Na tela, Vigas arquiteta um jogo de totó entre os sentimentos desses dois corpos - só corpos, pois, como personagens, eles jamais ganham a tridimensionalidade esperada para ganharem vida a nossos olhos. Viajamos por Caracas acompanhando o protético Armando (o titã chileno Alfredo Castro, muso do diretor Pablo Larrain, de filmes como No) em seu desejo silencioso pelo jovem Eder (papel de Luis Silva). Este é um pivete com “P”, avesso a ordens e a conselho, que só quer saber de dinheiro e de uma namoradinha. Mas, no desamparo de uma metrópole sem Lei e de uma família sem estrutura, ele acaba se aproximando de Armando mais do que esperava, vendo nele não mais um banco a lhe garantir uns tocados e sim num abraço quente, um abrigo. 

Vigas dispensa músicas. Nem nos créditos há lugar para elas. No máximo, numa festa, dá para se ouvir um canção ou outra, enquanto os protagonistas dançam. É no vácuo de ruídos, de barulhos, que uma aproximação de carnes, peles e suores se dá. Mas a opção do diretor de narrar esse encontro de maneira distanciada e desapaixonada tira a credibilidade do envolvimento entre Armando e Elder e torna quase caricato o modo como os dois lidam, cada um à sua maneira, com seus débitos domésticos. E a atuação de Silva prejudica ainda mais a confiança no que esta sendo narrado. Mesmo Castro, que é um ator de talentos variados, parece achatado na tentativa de conter o dique de vontades e desejos de Armando. 


A aposta de Vigas em uma abordagem quase descritiva, de músculos documentais, esvazia a esfera amorosa da história que conta. A fotografia de Sergio Armstrong, em igual esforço para alcançar a isenção em sua visão para o universo ao seu redor, desperdiça a complexidade de Caracas como um microcosmos geopolítico.
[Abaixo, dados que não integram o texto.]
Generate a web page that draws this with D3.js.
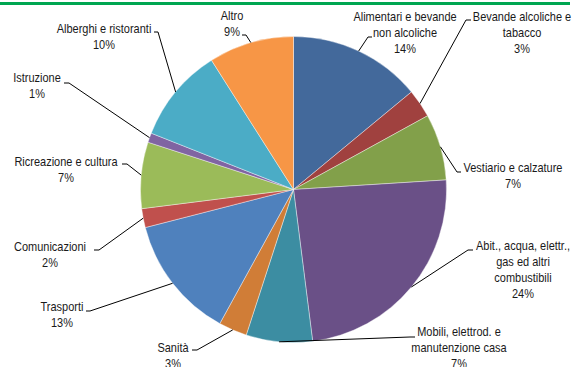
<!DOCTYPE html>
<html>
<head>
<meta charset="utf-8">
<script src="https://cdn.jsdelivr.net/npm/d3@7"></script>
<style>
  html, body { margin: 0; padding: 0; background: #fff; }
  svg { display: block; }
  text { font-family: "Liberation Sans", Arial, sans-serif; font-size: 13.4px; fill: #1a1a1a; }
</style>
</head>
<body>
<svg id="chart" width="574" height="367"></svg>
<script>
// Household spending shares by category (percent)
const categories = [
  "Alimentari e bevande\nnon alcoliche",
  "Bevande alcoliche e\ntabacco",
  "Vestiario e calzature",
  "Abit., acqua, elettr.,\ngas ed altri\ncombustibili",
  "Mobili, elettrod. e\nmanutenzione casa",
  "Sanità",
  "Trasporti",
  "Comunicazioni",
  "Ricreazione e cultura",
  "Istruzione",
  "Alberghi e ristoranti",
  "Altro"
];
const values = [14, 3, 7, 24, 7, 3, 13, 2, 7, 1, 10, 9];
const colors = [
  "#43699b", "#a0413f", "#82a04a", "#6a5087", "#3c8da2", "#d07d37",
  "#4f81bd", "#c0504d", "#9bbb59", "#8064a2", "#4bacc6", "#f79646"
];

// Label placement: text centre x, first baseline y, leader elbow (ex, ey), tick end x
const labelLayout = [
  { cx: 405, y: 21,  ex: 368, ey: 37,  tx: 372 },
  { cx: 522, y: 21,  ex: 466, ey: 20,  tx: 471 },
  { cx: 513, y: 172, ex: 457, ey: 172, tx: 461 },
  { cx: 523, y: 250, ex: 468, ey: 250, tx: 473 },
  { cx: 459, y: 336, ex: 410, ey: 337, tx: 415 },
  { cx: 173, y: 352, ex: 197, ey: 350, tx: 192 },
  { cx: 62,  y: 311, ex: 90,  ey: 311, tx: 86 },
  { cx: 50,  y: 251, ex: 99,  ey: 250, tx: 94 },
  { cx: 66,  y: 166, ex: 127, ey: 164, tx: 122 },
  { cx: 37,  y: 82,  ex: 69,  ey: 83,  tx: 64 },
  { cx: 104, y: 33,  ex: 158, ey: 32,  tx: 154 },
  { cx: 232, y: 20,  ex: 246, ey: 35,  tx: 242 }
];

const cx = 293.5, cy = 189.5, R = 153;
const lineH = 16;
const narrow = 0.82;   // horizontal condensing of the label face

const svg = d3.select("#chart");

// Green rule across the top
svg.append("rect")
  .attr("x", 0).attr("y", 2)
  .attr("width", 570).attr("height", 3)
  .attr("fill", "#00a651");

const data = categories.map((c, i) => ({ name: c, value: values[i], color: colors[i], layout: labelLayout[i] }));

const pie = d3.pie()
  .value(d => d.value)
  .sort(null)
  .startAngle(0)
  .endAngle(2 * Math.PI);

const arc = d3.arc().innerRadius(0).outerRadius(R);
const arcs = pie(data);

const g = svg.append("g").attr("transform", `translate(${cx},${cy})`);

g.selectAll("path.slice")
  .data(arcs)
  .enter().append("path")
  .attr("class", "slice")
  .attr("d", arc)
  .attr("fill", d => d.data.color)
  .attr("stroke", "#ffffff")
  .attr("stroke-width", 0.4);

// Leader lines from the slice mid-point on the rim to the label
const line = d3.line();
svg.selectAll("path.leader")
  .data(arcs)
  .enter().append("path")
  .attr("class", "leader")
  .attr("d", d => {
    const a = (d.startAngle + d.endAngle) / 2;
    const px = cx + R * Math.sin(a);
    const py = cy - R * Math.cos(a);
    const L = d.data.layout;
    return line([[px, py], [L.ex, L.ey], [L.tx, L.ey]]);
  })
  .attr("fill", "none")
  .attr("stroke", "#000")
  .attr("stroke-width", 1);

// Labels: category name lines followed by the percentage
const labels = svg.selectAll("text.label")
  .data(data)
  .enter().append("text")
  .attr("class", "label")
  .attr("text-anchor", "middle")
  .attr("transform", d => `translate(${d.layout.cx},0) scale(${narrow},1)`);

labels.each(function(d) {
  const lines = d.name.split("\n").concat([d.value + "%"]);
  const t = d3.select(this);
  lines.forEach((s, i) => {
    t.append("tspan")
      .attr("x", 0)
      .attr("y", d.layout.y + i * lineH)
      .text(s);
  });
});
</script>
</body>
</html>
É na montagem de Isabela Monteira de Castro que o filme preserva algum ritmo, e nos leva a uma instância inesperada de surpresa. Mas em nome de uma fé na razão, Vigas troca o que poderia ser uma virada por uma solução decepcionante. Faz, portanto, um filme gélido, que pouco reflete a paisagem a seu redor ou a alma de seus “heróis” numa jornada rumo ao nada.